People want to be treated as individuals. They want to be trusted, appreciated for what they do and shown genuine interest.
“As an employer, you need to express that trust in and appreciation of your people. That might take time to build, but what you get in return is genuine interest and trust,” concludes Jan.
2. Hire the right people
You only want to hire new people who fit the culture that currently exists and are happy to liveit in their daily work.
Obviously, it’s important for people to be good at what they do, but clicking with the organisation (and its values) is just as important. Hire people who will add to the existing culture.
You can do this by actively asking questions about this during the interview stage. For example, ask people how they’d behave in certain situations and see if this reflects your values.
3. Discuss the values and culture
Have conversations where you explain the company values and the current culture. This might be during meetings and company updates, but it could also be during interviews and the onboarding process.
This way, new employees will immediately be clear about what the culture is (and if they identify with it) and current employees won’t lose sight of your company values.
In addition, ask for feedback on the culture regularly. Both from your new hires who’ve just been through the onboarding process, and people who have been working with you for longer.
This way you’ll be able to keep an eye on what’s going on and can make adjustments if you notice that the culture is changing for the worse.
4. Cultivate and celebrate work traditions
Traditions are a fundamental part of any culture. They strengthen bonds and create a sense of solidarity.
But as a company grows, certain traditions might fade away. This is despite the fact that they can be very powerful.
“Culture thrives when teams have an emotional connection to the mission and to one another,” Sarah Sladek, CEO at XYZ University, tells Forbes.
Make plenty of time and create opportunities to develop team bonds. For example, during team outings, quarterly meetings and other events. Create a sense of solidarity by doing things together, celebrating successes and learning from mistakes.
5. Ensure open communication and transparency
Jan: “Everyone experiences growth and change differently. This means that it’s important to keep the conversation going and to be transparent about what’s going on in the organisation.” Both on a management level and on a team level.

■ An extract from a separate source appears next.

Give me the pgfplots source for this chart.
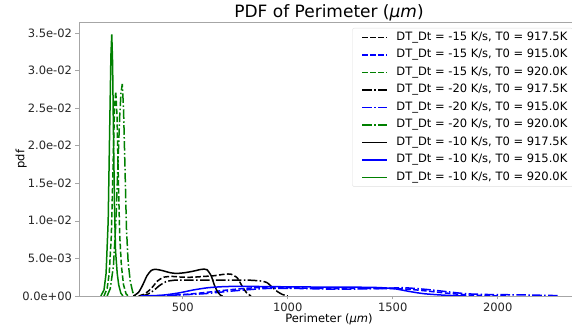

A transparent culture is one where the management team is open about results and the path the organisation is taking, but also a culture where people can give each other feedback.
In a transparent organisation, there is mutual trust, people are less stressed and job satisfaction is higher, reports Glassdoor. As a result, people perform better.
They aren’t afraid to take risks and they’re open with one other, but they also know that it’s okay to set boundaries where necessary.
Growth, change and culture
Growth goes hand in hand with change. It’s all part of the process and it keeps us on our toes. It also gives us the opportunity to grow as people. But, at the same time, change can also bring discomfort. This can have an impact on the people within your organisation and the culture.
As an HR professional or manager, you’ll want to keep an eye on this. This is because a positive company culture contributes to the mental health and job satisfaction of the people within your organisation. And that’s always a top priority.